Chapter 3: PM & Executive Flashcards
Executive
- Collective group of PM, Cabinet and junior ministers; the Government
- decision making body
Cabinet
- Main collective decision-making body in the Gov
- 20-23 senior minister + PM who chairs it
- Some senior figures are not part of the Cabinet but attend weekly meetings: Minister without Portfolio xxx, Attorney General xxx
- Administrative support delivered by the Cabinet Office headed by the Cabinet Secretary Simon Case
- Many decisions taken by Cabinet Committees: National Security Council, Home Affairs Committee etc
Minister
- An MP or peer appointed to a position in the government
- Ministers of state senior to parliamentary under secretaries of state
Government department
- Part of the executive, usually with specific responsibility over an area
- Headed by Cabinet ministers supported by several junior ministers
- There are currently 24 ministerial departments, 20 non-ministerial departments, and 422 agencies and other public bodies, for a total of 465 departments
Department for Education (DfE)
- Secretary of State: Bridget Phillipson
- Minister of State: xxx
- Parliamentary under secretary: xxx.
- Permanent Secretary: Susan Acland-Hood
Royal prerogative
- Set of powers and privileges belonging to the monarch but normally exercised by the PM or Cabinet
- Declare war, make treaties, grant passports, grant legal pardons, appoint ministers etc.
- Since 2003 + Syria 2013, military action usually has Parliamentary approval by convention
- FTPA 2011 removed PM’s right to determine date of GE. Repealed by Dissolution and Calling of Parliament Act 2022
Secondary legislation
- Laws made without a new Act of Parliament
- Powers given to the Executive by Parliament to make changes to the law within certain specific rules
- Statutory instruments: Gov can modify or repeal existing legislation without new bill - In 2016 statutory instruments were used to allow fracking in national parks - Henry VIII clauses
Individual responsibility
- Principle by which ministers are responsible for their personal conduct and for their departments
- seeks to guarantee that an elected official is motivated to closely scrutinize all activities within their department
- The convention assumes that the minister approved the hiring and continued employment of civil servants in their department
- In return, the government can claim credit for any of their departments’ successes, even if they had nothing to do with them, and civil servants shouldn’t claim credit for them
- There is no formal mechanism for enforcing it, meaning that today ministers frequently use ignorance of misbehaviour as an argument for lack of culpability
- Charles Clarke foreign prisoners issue April 2006
Collective responsibility
- Principle by which ministers must support Cabinet decisions or leave the Executive
- Robin Cook 2003 due to the Iraq War.
- Exceptions were the two referendums on EU
Executive agencies
- Part of gov department that is treated as managerially and budgetarily separate
- Semi independent bodies
- distinct from NMGDs and quangos
- DVLA
- HMPS
- ## Debt Management Office (DMO)
What is a permanent secretary
- the most senior civil servant in a department or ministry charged with running the day-to-day activities.
- non-political civil service , who generally hold their position for a number of years, distinct from the changing political secretaries of state to whom they report to
- frequently called for questioning by the Public Accounts Committee and select committees HoC
- Treasury one is generally regarded as the second most influential in the British Civil Service; two recent incumbents have gone on to be Cabinet Secretary, the only post outranking it.
Parliamentary Private Secretary (PPS)
MP who acts as an unpaid assistant to a minister or shadow minister.

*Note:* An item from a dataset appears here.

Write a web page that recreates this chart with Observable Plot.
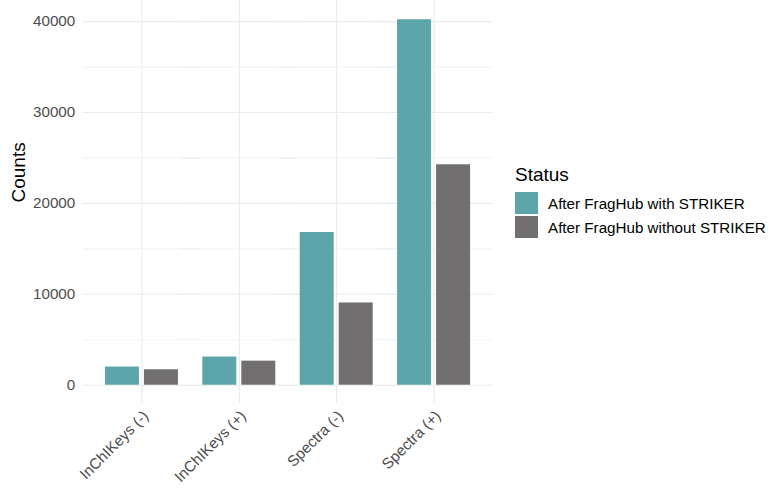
<!DOCTYPE html>
<html>
<head>
<meta charset="utf-8">
<script src="https://cdn.jsdelivr.net/npm/d3@7"></script>
<script src="https://cdn.jsdelivr.net/npm/@observablehq/plot@0.6"></script>
<style>
  html, body { margin: 0; padding: 0; background: #ffffff; }
  #wrap { position: relative; width: 778px; height: 488px; font-family: "Liberation Sans", Arial, sans-serif; }
  #legend { position: absolute; left: 515px; top: 164px; color: #000; }
  #legend .title { font-size: 19px; line-height: 22px; margin-bottom: 5px; }
  #legend .row { display: flex; align-items: center; height: 24px; }
  #legend .sw { width: 23px; height: 22px; margin-right: 10px; }
  #legend .lab { font-size: 15.2px; color: #000; }
</style>
</head>
<body>
<div id="wrap"></div>
<script>
const categories = ["InChIKeys (-)", "InChIKeys (+)", "Spectra (-)", "Spectra (+)"];
const statuses = ["After FragHub with STRIKER", "After FragHub without STRIKER"];
const withStriker = [2000, 3100, 16800, 40200];
const withoutStriker = [1700, 2650, 9050, 24250];
const colors = ["#5ba5ab", "#716f6f"];
const majorTicks = [0, 10000, 20000, 30000, 40000];
const minorTicks = [5000, 15000, 25000, 35000];
const yTitle = "Counts";

const data = [];
categories.forEach((c, i) => {
  data.push({category: c, status: statuses[0], value: withStriker[i]});
  data.push({category: c, status: statuses[1], value: withoutStriker[i]});
});
const maxV = d3.max(data, d => d.value);
const pad = maxV * 0.05;

const chart = Plot.plot({
  width: 778,
  height: 488,
  marginLeft: 83,
  marginRight: 286,
  marginTop: 1,
  marginBottom: 85,
  style: {fontFamily: "'Liberation Sans', Arial, sans-serif", background: "transparent"},
  fx: {domain: categories, paddingInner: 0, paddingOuter: 0.1, round: false, label: null},
  x: {domain: statuses, paddingInner: 0.128, paddingOuter: 0.3125, round: false, axis: null},
  y: {domain: [-pad, maxV + pad], label: null},
  color: {domain: statuses, range: colors},
  marks: [
    Plot.ruleY(minorTicks, {stroke: "#ebebeb", strokeWidth: 0.6, inset: -10}),
    Plot.ruleY(majorTicks, {stroke: "#ebebeb", strokeWidth: 1.1, inset: -10}),
    Plot.gridFx({stroke: "#ebebeb", strokeOpacity: 1, strokeWidth: 1.1, insetTop: -1}),
    Plot.barY(data, {fx: "category", x: "status", y: "value", fill: "status"}),
    Plot.axisY({ticks: majorTicks, tickSize: 0, tickPadding: 18, tickFormat: d => String(d),
      fontSize: 15.2, fill: "#4d4d4d", label: null}),
    Plot.axisFx({anchor: "bottom", tickSize: 0, tickRotate: -45, tickPadding: 4, dx: 4, dy: 6, fontSize: 15.2, fill: "#4d4d4d", label: null}),
    Plot.text([yTitle], {facet: "super", frameAnchor: "left", text: d => d, rotate: -90, dx: -74, fontSize: 19, fill: "#000"})
  ]
});
document.getElementById("wrap").appendChild(chart);

const legend = document.createElement("div");
legend.id = "legend";
let html = '<div class="title">Status</div>';
statuses.forEach((s, i) => {
  html += `<div class="row"><div class="sw" style="background:${colors[i]}"></div><div class="lab">${s}</div></div>`;
});
legend.innerHTML = html;
document.getElementById("wrap").appendChild(legend);
</script>
</body>
</html>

They are selected from backbench MPs as the ‘eyes and ears’ of the minister in HoC
- Junior to Parliamentary Under-Secretaries of State
- PPS to the Chancellor is xxx
- role is seen as a starting point for many MPs who aspire to become ministers themselves
Parliamentary Under-Secretary of State
the lowest of three tiers of government minister in the UK government
e.g. HM Treasury has
- Economic Secretary to the Treasury
- Exchequer Secretary to the Treasury
First Lord of the Treasury
head of the Lords Commissioners of the Treasury exercising the ancient office of Lord High Treasurer in the United Kingdom.
- Constitutional convention holds that the office of First Lord is held by the Prime Minister.
- The Chancellor is the second lord of the Treasury.
- The letter-box on the front door of 10 Downing Street, is inscribed with “First Lord of the Treasury”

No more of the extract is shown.